I agree with you 100%!
EJSD2006
Posted: Aug 03, 2006 03:53 PM+

Posted: Aug 03, 2006 03:53 PM
Re: If you did not live with you DH prior to marriage was a hard transition for you?
surprisingly enoughl it wasnt a difficult transition at all. before the wedding, i was concerned that we might not get along (he squeezes the toothpaste from the middle!!!) or that he had habits that might drive me crazy and vice versa. but it turns out that i dont really care as much as i thought i would. i thinks his quirky little habits are cute now. i love waking up next to him...even though he hogs the sheets!!!!
angnick
Posted: Aug 03, 2006 05:22 PM+

Posted: Aug 03, 2006 05:22 PM
Re: If you did not live with you DH prior to marriage was a hard transition for you?
so far to me, it is an easy and hard transition.we are so excited to live together, that all the little issues seem to slide.
BUT -- he is not used to doing much for himself (tahnks mil) so he leaves his socks and clothes on the floor for a week until he thinks about picking them up.
he is just very messy but i'm working on helping him to start picking up after himself!
other than that, it has been wonderful!!!
Danigrl28
Posted: Aug 03, 2006 08:20 PM+

Posted: Aug 03, 2006 08:20 PM
Re: If you did not live with you DH prior to marriage was a hard transition for you?
We moved in together after the wedding and i have to say that the first month and a half it was horible.
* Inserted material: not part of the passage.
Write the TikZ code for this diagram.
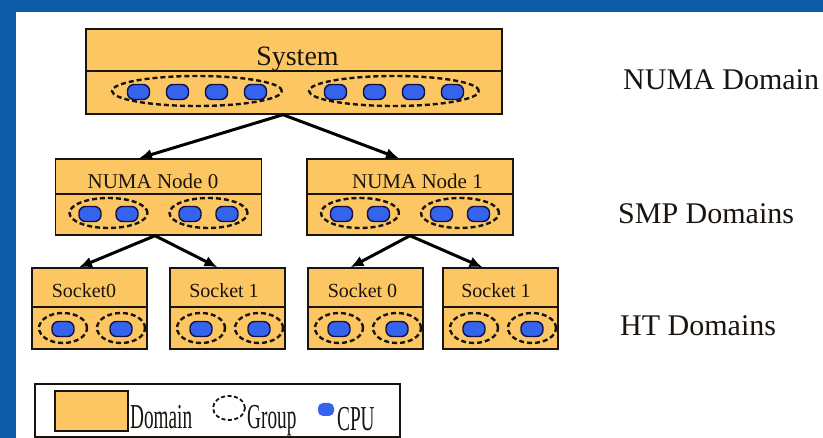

All we did was fight and for a while we thought that we might have made a mistake. By by 2 months everything was great and has been ever since,
carlsbride
Posted: Aug 03, 2006 09:51 PM+

Posted: Aug 03, 2006 09:51 PM
Re: If you did not live with you DH prior to marriage was a hard transition for you?
No, it has not been a hard transition at all. I was expecting it to be worse, but it has been great for us.